Sunday, May 27, 2012

SALT OF THE EARTH


SALT OF THE EARTH
Greville Theatre Club at the Barn Theatre Little Easton
25.05.12


This is Godber in heritage mode; an autobiographical plod through the postwar years, ending in the miners' battle with Thatcher in the 80s, when the piece was written.

I'm not sure that linear chronology, with characters flagging up the year in slightly forced narration, is the most potent dramatic device. But the Greville's remarkable revival, produced and directed by Jan Ford, made the most of the play's undoubted strengths.

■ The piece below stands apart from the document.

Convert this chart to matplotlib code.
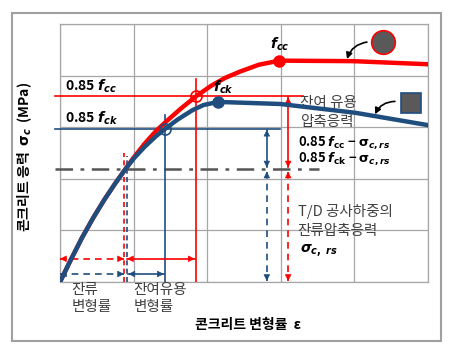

The music, for instance, those "old time records", 78s up in the attic, was effectively used – from The Trolley Song to Bowie – and the set, with exquisite simplicity, echoed the misty-eyed view of the pits, with flying ducks, replaced by Paul's graduation portrait, the only ornament [design by Richard Pickford and Steve Bradley].

The story centres on the Parker sisters, and traces their parallel lives from flirty dances at the Welfare Hall to frosty silence and isolation. Carol Parradine and Diana Bradley both gave outstanding performances in these demanding roles. The accent, the attitude, the clothes [Judy Lee] were all impressively convincing: Annie's raw grief as she hears of her husband's death, May's stormy love/hate relationship with her son, the writer, were strongly delineated in wonderfully sustained character work.
Their menfolk, the miners, were Adam Thompson as the father, stoically loyal to the NCB even as it destroyed his health, and Chris Kearney as Roy, killed underground just as his dream of a paper shop is about to come true.
Social mobility is one of the themes of the piece; Paul, good with words, several degrees at Sussex, leaves home, his friends and his childhood sweetheart for the Big Smoke. He had too much narration for my taste, but was engagingly played by Jonathan Scripps, who had a good feel for Godber's wry humour. Kay, the girl he left behind, was excellently done by Sonia Lindsey-Scripps. The moment, at the Silver Wedding, when she first realised that her mortgage and her microwave were no substitute for her "Milk Tray Man" was typical of a meticulous exploration of this contradictory character; there was plenty of fun, too, with early fumblings to the sound of paso doble, and the alluring promise of a taste of her Terry's Chocolate Oranges...
She also played the mysterious Cherry, the metropolitan girl who replaces Kay in Paul's affections.
Chris Plumridge was the laddish Tosh [né Edward], and Lynda Shelverton played a couple of northern neighbours.
This production was typically painstaking – I admired the stage pictures – May's first entrance with the [? Silver Cross] pram just one example – and the freezes – Harry picking up his feet for May's Bex Bissell.
The young women shouting down through the rock to their men in the mine was followed by a nicely expressionistic scene underground.
And at the end, what ? May and Harry turn sixty ["wi' nowt to look forward to"]. They share the domestic chores, he does his DIY, but there'll be no more Paris or Yugoslavia, we suspect, as her illness and her paranoia take hold. Estranged son Paul turns up on her birthday, with Cherry, an olive branch and a red rose. But she'll have none of it, and retires to her room. Then, in a strange coda, the sisters, long separated by a political tiff, are reunited; the trip to the Carvery, and the southern girlfriend, are embraced in what I suspect is an ironic happy ending, with the dramatist as deus ex machina. No such optimism for the coal industry, which seemed to believe almost to the ignominious end that "people'll always need coal". I don't know what became of the Astoria, but this Welfare Hall is, happily, now a thriving Playhouse, with Pygmalion playing this week.

Salt of the Earth's run at the Greville had sold out before opening night, testament to the reputation of the Greville and its unique auditorium, if not to the pulling power of Big John Godber.